Email of the day (1)
Comment of the Day

August 15 2011

Commentary by Eoin Treacy

Email of the day (1)

on Australian Banks:
"Attached Pattersons August monthly, with a section on the banks. They are more optimistic than I am.

"The general buzz seems to be that their ability to maintain earnings depends largely on the Australian housing cycle which is the bulk of their earnings. Opinions differ as to the sustainability of their mortgage earnings in the light of a determination by the RBA to raise rates 'over the longer term' as they are calling it.

"Already there are significant signs of deterioration in housing and banks so far in their reporting have not tried to dissuade us from that view."
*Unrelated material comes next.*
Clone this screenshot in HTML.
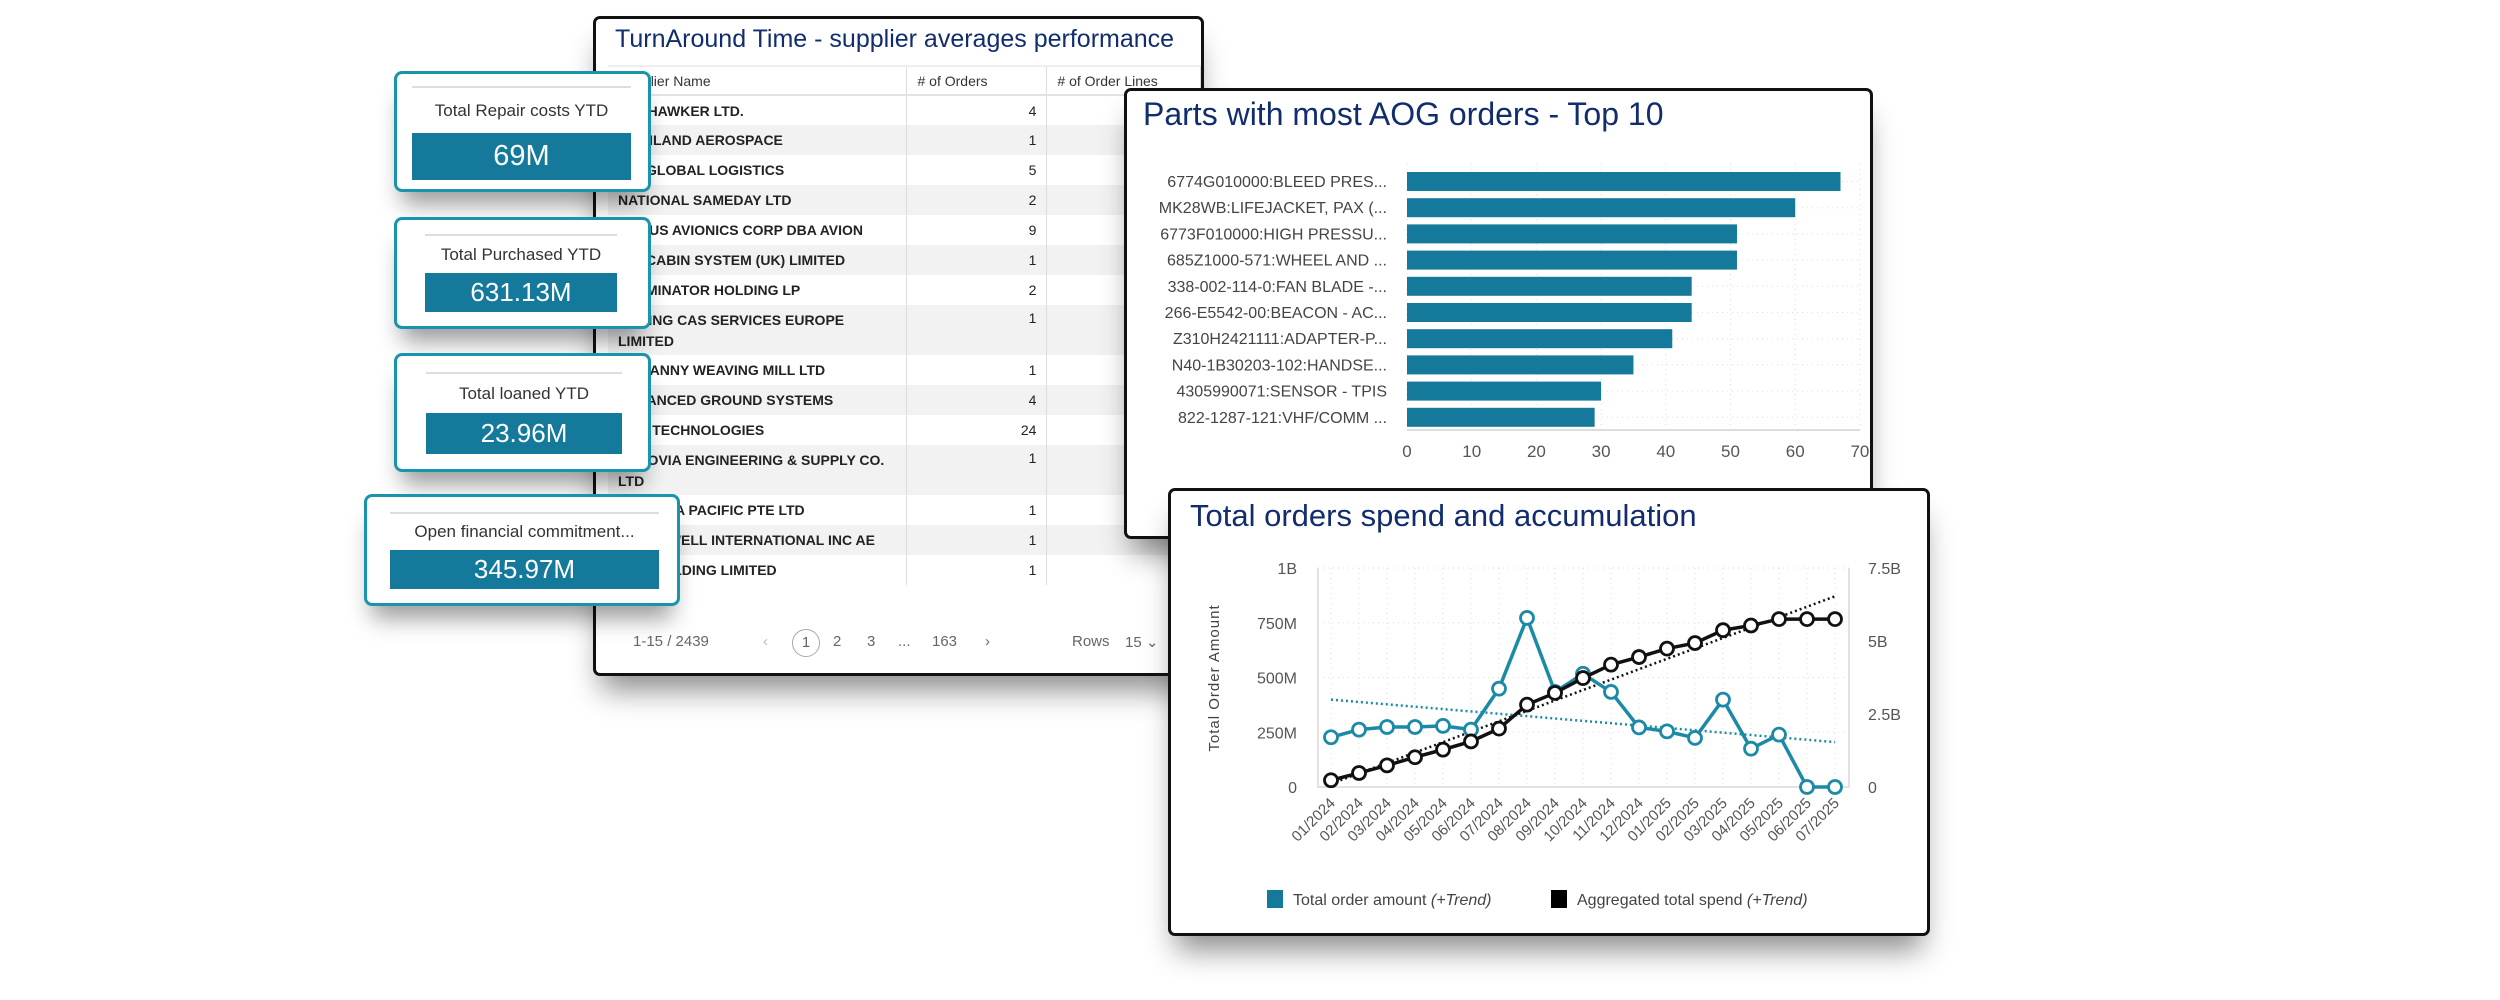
<!DOCTYPE html>
<html><head><meta charset="utf-8">
<style>
*{box-sizing:border-box;margin:0;padding:0}
body{width:2500px;height:1000px;background:#fff;position:relative;overflow:hidden;font-family:"Liberation Sans",sans-serif}
.panel{position:absolute;background:#fff;border:3px solid #111;border-radius:7px;box-shadow:0 22px 28px -8px rgba(0,0,0,0.45)}
.ttl{position:absolute;color:#112d6e;white-space:nowrap}
.card{position:absolute;background:#fff;border:3px solid #1a93ac;border-radius:8px;box-shadow:0 20px 22px -8px rgba(0,0,0,0.4)}
.ch{position:absolute;display:flex;align-items:center;justify-content:center;color:#333;font-size:17px;border-top:2px solid #ddd}
.cv{position:absolute;display:flex;align-items:center;justify-content:center;color:#fff;background:#14799a}
table{border-collapse:collapse;position:absolute;left:12px;top:46px;font-size:14px;color:#222}
td,th{height:30px;padding:0 10px;border-right:1px solid #ddd;vertical-align:middle}
th{font-weight:normal;text-align:left;height:29px;border-bottom:2px solid #e3e3e3;border-top:2px solid #eee;color:#333}
td{font-weight:bold}
tr.g td{background:#f2f2f2}
td.n{text-align:right;font-weight:normal}
tr.d td{height:50px}
.pg{position:absolute;top:614px;font-size:15px;color:#666}
svg text{font-family:"Liberation Sans",sans-serif}
</style></head><body>

<div class="panel" style="left:593px;top:16px;width:611px;height:660px;overflow:hidden">
  <div class="ttl" style="left:19px;top:6px;font-size:25px">TurnAround Time - supplier averages performance</div>
  <table>
    <tr><th style="width:310px">Supplier Name</th><th style="width:145px"># of Orders</th><th style="width:160px"># of Order Lines</th></tr>
    <tr><td>JET HAWKER LTD.</td><td class="n">4</td><td></td></tr>
    <tr class="g"><td>HIGHLAND AEROSPACE</td><td class="n">1</td><td></td></tr>
    <tr><td>AIR GLOBAL LOGISTICS</td><td class="n">5</td><td></td></tr>
    <tr class="g"><td>NATIONAL SAMEDAY LTD</td><td class="n">2</td><td></td></tr>
    <tr><td>ARGUS AVIONICS CORP DBA AVION</td><td class="n">9</td><td></td></tr>
    <tr class="g"><td>AIR CABIN SYSTEM (UK) LIMITED</td><td class="n">1</td><td></td></tr>
    <tr><td>TERMINATOR HOLDING LP</td><td class="n">2</td><td></td></tr>
    <tr class="g d"><td style="vertical-align:top;padding-top:5px;line-height:21px">BOEING CAS SERVICES EUROPE<br>LIMITED</td><td class="n" style="vertical-align:top;padding-top:5px">1</td><td></td></tr>
    <tr><td>BRITANNY WEAVING MILL LTD</td><td class="n">1</td><td></td></tr>
    <tr class="g"><td>ADVANCED GROUND SYSTEMS</td><td class="n">4</td><td></td></tr>
    <tr><td>AAR TECHNOLOGIES</td><td class="n">24</td><td></td></tr>
    <tr class="g d"><td style="vertical-align:top;padding-top:5px;line-height:21px">AEROVIA ENGINEERING &amp; SUPPLY CO.<br>LTD</td><td class="n" style="vertical-align:top;padding-top:5px">1</td><td></td></tr>
    <tr><td>AAR ASIA PACIFIC PTE LTD</td><td class="n">1</td><td></td></tr>
    <tr class="g"><td>HONEYWELL INTERNATIONAL INC AE</td><td class="n">1</td><td></td></tr>
    <tr><td>AAR HOLDING LIMITED</td><td class="n">1</td><td></td></tr>
  </table>
  <div class="pg" style="left:37px">1-15 / 2439</div>
  <div class="pg" style="left:167px;color:#bbb">‹</div>
  <div class="pg" style="left:196px;top:610px;width:28px;height:28px;border:1px solid #aaa;border-radius:50%;text-align:center;line-height:26px">1</div>
  <div class="pg" style="left:237px">2</div>
  <div class="pg" style="left:271px">3</div>
  <div class="pg" style="left:302px">...</div>
  <div class="pg" style="left:336px">163</div>
  <div class="pg" style="left:389px">›</div>
  <div class="pg" style="left:476px">Rows</div>
  <div class="pg" style="left:529px">15 ⌄</div>
</div>

<div class="card" style="left:394px;top:71px;width:257px;height:121px">
  <div class="ch" style="left:15px;top:12px;width:219px;height:47px">Total Repair costs YTD</div>
  <div class="cv" style="left:15px;top:59px;width:219px;height:47px;font-size:29px">69M</div>
</div>
<div class="card" style="left:394px;top:217px;width:257px;height:112px">
  <div class="ch" style="left:28px;top:14px;width:192px;height:39px">Total Purchased YTD</div>
  <div class="cv" style="left:28px;top:53px;width:192px;height:39px;font-size:26px">631.13M</div>
</div>
<div class="card" style="left:394px;top:353px;width:257px;height:119px">
  <div class="ch" style="left:29px;top:16px;width:196px;height:41px">Total loaned YTD</div>
  <div class="cv" style="left:29px;top:57px;width:196px;height:41px;font-size:26px">23.96M</div>
</div>
<div class="card" style="left:364px;top:494px;width:316px;height:112px">
  <div class="ch" style="left:23px;top:15px;width:269px;height:38px">Open financial commitment...</div>
  <div class="cv" style="left:23px;top:53px;width:269px;height:39px;font-size:26px">345.97M</div>
</div>

<div class="panel" style="left:1124px;top:88px;width:749px;height:451px">
  <div class="ttl" style="left:16px;top:5px;font-size:32px">Parts with most AOG orders - Top 10</div>
  <svg id="bars" width="749" height="451" style="position:absolute;left:-3px;top:-3px"></svg>
</div>

<div class="panel" style="left:1168px;top:488px;width:762px;height:448px">
  <div class="ttl" style="left:19px;top:7px;font-size:31px">Total orders spend and accumulation</div>
  <svg id="lines" width="762" height="448" style="position:absolute;left:-3px;top:-3px"></svg>
</div>

<script>
const partCats=["6774G010000:BLEED PRES...","MK28WB:LIFEJACKET, PAX (...","6773F010000:HIGH PRESSU...","685Z1000-571:WHEEL AND ...","338-002-114-0:FAN BLADE -...","266-E5542-00:BEACON - AC...","Z310H2421111:ADAPTER-P...","N40-1B30203-102:HANDSE...","4305990071:SENSOR - TPIS","822-1287-121:VHF/COMM ..."];
const partVals=[67,60,51,51,44,44,41,35,30,29];
const partTicks=[0,10,20,30,40,50,60,70];

const months=["01/2024","02/2024","03/2024","04/2024","05/2024","06/2024","07/2024","08/2024","09/2024","10/2024","11/2024","12/2024","01/2025","02/2025","03/2025","04/2025","05/2025","06/2025","07/2025"];
const orderAmountM=[227,262,274,274,279,262,449,772,434,517,434,272,254,224,399,175,239,0,0];
const aggSpendB=[0.23,0.48,0.74,1.02,1.28,1.56,2.00,2.82,3.22,3.73,4.19,4.45,4.74,4.93,5.37,5.53,5.75,5.75,5.75];
const orderTrendM=[399,205];
const spendTrendB=[0.11,6.53];
const leftTicks=[0,250,500,750,1000];
const leftTickLabels=["0","250M","500M","750M","1B"];
const rightTicks=[0,2.5,5,7.5];
const rightTickLabels=["0","2.5B","5B","7.5B"];

const NS="http://www.w3.org/2000/svg";
function mk(p,t,a,txt){const e=document.createElementNS(NS,t);for(const k in a)e.setAttribute(k,a[k]);if(txt!==undefined)e.textContent=txt;p.appendChild(e);return e;}

(function(){
  const s=document.getElementById('bars');
  const x=v=>283+v*6.47, y0=84, pitch=26.2, bh=19;
  partTicks.forEach(t=>{
    const g=mk(s,'line',{x1:x(t),x2:x(t),y1:y0-8,y2:342,stroke:'#ddd','stroke-dasharray':'1,4'});
    
    
    const l=mk(s,'text',{x:x(t),y:369,'text-anchor':'middle','font-size':17,fill:'#555'},t);
    
    
  });
  partCats.forEach((c,i)=>{
    const yy=y0+i*pitch;
    mk(s,'line',{x1:x(0),x2:x(70),y1:yy+bh/2,y2:yy+bh/2,stroke:'#ddd','stroke-dasharray':'1,4'});
    const b=mk(s,'rect',{x:x(0),y:yy,width:x(partVals[i])-x(0),height:bh,fill:'#14799a'});
    
    
    const l=mk(s,'text',{x:263,y:yy+bh/2+5.5,'text-anchor':'end','font-size':16,fill:'#444'},c);
    
    
  });
  const ax=mk(s,'line',{x1:x(0),x2:x(70),y1:342,y2:342,stroke:'#ddd','stroke-width':2});
  
  
  const lg=mk(s,'rect',{x:304,y:400,width:16,height:16,fill:'#14799a'});
  
  
})();

(function(){
  const s=document.getElementById('lines');
  const L=150,R=681,T=80,B=299;
  const xi=i=>163+i*28;
  const yl=v=>B-(v/1000)*(B-T);
  const yr=v=>B-(v/7.5)*(B-T);
  months.forEach((m,i)=>{
    mk(s,'line',{x1:xi(i),x2:xi(i),y1:T,y2:B,stroke:'#ddd','stroke-dasharray':'1,4'});
    const t=mk(s,'text',{x:0,y:0,'text-anchor':'end','font-size':15,fill:'#555',transform:`translate(${xi(i)+5},${B+17}) rotate(-45)`},m);
    
    
  });
  leftTicks.forEach((v,i)=>{
    mk(s,'line',{x1:L,x2:R,y1:yl(v),y2:yl(v),stroke:'#ddd','stroke-dasharray':'1,4'});
    const t=mk(s,'text',{x:129,y:yl(v)+6,'text-anchor':'end','font-size':16,fill:'#555'},leftTickLabels[i]);
    
    
  });
  rightTicks.forEach((v,i)=>{
    const t=mk(s,'text',{x:700,y:yr(v)+6,'font-size':16,fill:'#555'},rightTickLabels[i]);
    
    
  });
  mk(s,'polyline',{points:`${L},${T} ${L},${B} ${R},${B} ${R},${T}`,fill:'none',stroke:'#e2e2e2','stroke-width':2});
  const yt=mk(s,'text',{x:0,y:0,'text-anchor':'middle','font-size':15,fill:'#444','letter-spacing':'1',transform:`translate(51,190) rotate(-90)`},'Total Order Amount');
  
  
  const t1=mk(s,'line',{x1:xi(0),y1:yl(orderTrendM[0]),x2:xi(months.length-1),y2:yl(orderTrendM[1]),stroke:'#1b8aa6','stroke-width':2.5,'stroke-dasharray':'2,3'});
  
  
  const t2=mk(s,'line',{x1:xi(0),y1:yr(spendTrendB[0]),x2:xi(months.length-1),y2:yr(spendTrendB[1]),stroke:'#111','stroke-width':2.5,'stroke-dasharray':'2,3'});
  
  
  function series(vals,fy,col,name){
    const pl=mk(s,'polyline',{points:vals.map((v,i)=>xi(i)+','+fy(v)).join(' '),fill:'none',stroke:col,'stroke-width':3.5});
    
    
    vals.forEach((v,i)=>{
      const c=mk(s,'circle',{cx:xi(i),cy:fy(v),r:6.5,fill:'#fff',stroke:col,'stroke-width':2.8});
      
      
    });
  }
  series(orderAmountM,yl,'#1b8aa6','order-amount');
  series(aggSpendB,yr,'#111','aggregated-spend');
  const g1=mk(s,'rect',{x:99,y:402,width:16,height:18,fill:'#14799a'});
  
  
  const lt1=mk(s,'text',{x:125,y:417,'font-size':16,fill:'#444'});
  
  
  mk(lt1,'tspan',{},'Total order amount ');
  mk(lt1,'tspan',{'font-style':'italic'},'(+Trend)');
  const g2=mk(s,'rect',{x:383,y:402,width:16,height:18,fill:'#000'});
  
  
  const lt2=mk(s,'text',{x:409,y:417,'font-size':16,fill:'#444'});
  
  
  mk(lt2,'tspan',{},'Aggregated total spend ');
  mk(lt2,'tspan',{'font-style':'italic'},'(+Trend)');
})();
</script>
</body></html>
Eoin Treacy's view Thank you for this informative email and for the attached report contributed in the spirit of Empowerment Through Knowledge. Here is a relevant section:

Looking to the following six months or so, the general expectation is that the usually scant trading environment statements will talk down any chance of a pick up in lending growth, as current nervousness - both here and abroad - persists. The resolution of the US debt impasse (albeit temporary!) and signs that Chinese economic growth remains robust should help bolster lending growth, but this recovery process will be a gradual affair.

On the assumption that Australia's FY12 sees economic growth is around 3.0% plus annual CPI growth of around 2.5-3.0%, private sector credit growth of 5-6% looks likely. The stronger than expected September quarter CPI has thrown a spanner in the works, although talk of another monetary policy tightening before 2011 is out remains unlikely. Were rate hike expectations to rise, personal and housing loan activity would remain subdued. At this stage, we would be surprised if the RBA adjusts one way or another before the November board meeting (the first after the release of the September 2011 quarter CPI). Either way, we anticipate that National Bank (NAB) will continue to be an outperformer from a loan book growth perspective, thanks to its price leadership strategy which is bequeathing them increased market share.

Some recovery in the NZ operations of our Big-4 Australian banks looks likely - a point reinforced by a relatively upbeat NZ trading update recently issued by Westpac (WBC). Signs are already apparent that private sector credit growth in the Kiwi economy is on the rise, helped by the relatively low interest rates currently in place. Aligning with this view, the RBNZ in June hinted that it could soon tighten monetary policy settings as the economy regained its composure post the early 2011 Christchurch earthquake.

More generally we anticipate that the banks will become more attentive to cost structures, with cost to income ratios to be gradually wound back over the coming few years.

The Australian Financial sector shares a common characteristic with a large number of country indices. They have broken downwards from relatively lengthy ranges, approximately 18-months in the case of Australian banks, and bounced somewhat over the last few days. While significant potential remains for a further short covering rally, it remains to be seen how well these markets perform when they get back up to retest the lower side of their overhead ranges. Technical damage has been done. More often than not, it is unwise to simply dismiss or rationalise the chart action. Attractive yields may help to cushion declines provided dividends are not cut and at this juncture the capacity of many banks to sustain their payout rates is debatable.